In Mount Vernon, CMP has purchased 460 acres around Long Pond and will transfer ownership to the Belgrade Regional Conservation Alliance.

The alliance plans to maintain an existing snowmobile trail on the property and allow other recreation that already takes place on the property, including hunting and fishing, said Charlie Baeder, alliance president.

The Long Pond property will be the alliance’s first Mount Vernon property outside of the Kennebec Highlands land it already manages, Baeder said. And there’s already talk of connecting the properties for hiking and canoeing, he said.

The 1,400-acre Kennebec Gorge purchase in West Forks protects land that includes 20 miles of riverfront beginning near the Harris Station Dam and extending south toward The Forks. The property is a white-water rafting hot spot and supports brook trout, rainbow trout and landlocked salmon.

CMP tried to approximate the path of its transmission line expansion in choosing conservation sites. But in many cases, Carroll said, the company opted to purchase large tracts away from the transmission path instead of smaller ones closer to it.

“We didn’t go on a town-by-town basis and say, ‘You’ll have 4 acres of impact in this town, (so) you’ll have 4 acres here,’” he said. “You don’t end up with a good habitat preservation (that way). We aggregated impact.”

CMP had to adhere to ratios set by the DEP and the Army Corps of Engineers that require the utility to offset the amount of land its transmission overhaul impacts with larger amounts of conserved land.

The utility also could have simply paid the full value of the environmental impact into the DEP conservation fund.
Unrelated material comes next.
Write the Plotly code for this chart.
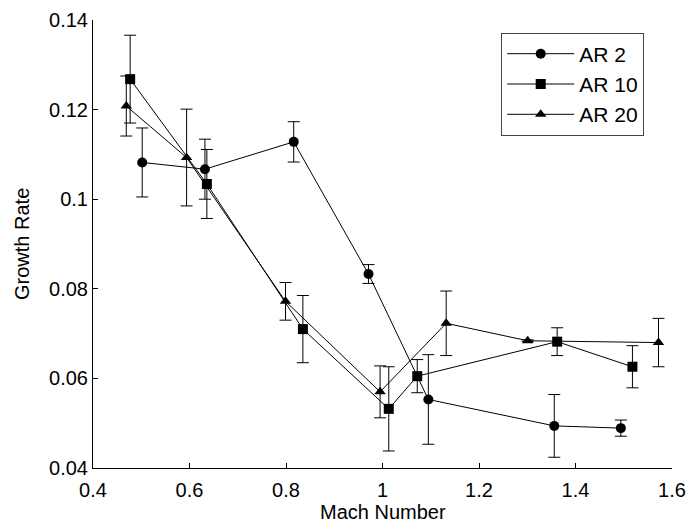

“It’s somewhat interesting and somewhat unique that they’ve gone the route of trying to go out and identify specific parcels,” said Dylan Voorhees, clean-energy director at the Natural Resources Council of Maine. “It does look like there are some pretty good projects. It looks like they’ve picked some things that have real value.”

Carroll said he couldn’t release the cost of the compensation package separately, but said it’s a part of the full $1.4 billion cost of the transmission overhaul.

One criterion CMP applied to its purchases was the land’s attractiveness to developers, according to documents the company filed with the DEP.

For the Sebasticook Regional Land Trust, that means CMP will help the group acquire a parcel it’s eyed for four years: the 470-acre Fowler Bog in Unity.

“We were thrilled to have the chance to partner with CMP and get that done,” said Jennifer Irving, the land trust’s executive director.

In those four years, Irving said, the landowners have put the property up for sale, and the land has been been pre-zoned for subdivisions. It also abuts a number of properties the Sebasticook land trust already manages, according to Irving.

“All of a sudden, we were looking at the possibility of residential development behind our conserved road land,” she said. “That was quite a threat for us. We were running out of ways to get this piece.”

Irving said the Sebasticook group plans to erect a trail system around Fowler Bog, and will manage the property to allow sustainable timber operations. The trust will receive money from CMP to pay for the property’s management.

“We looked at it as a little too good to be true at first,” Irving said. “It’s turned out to be a really great thing.”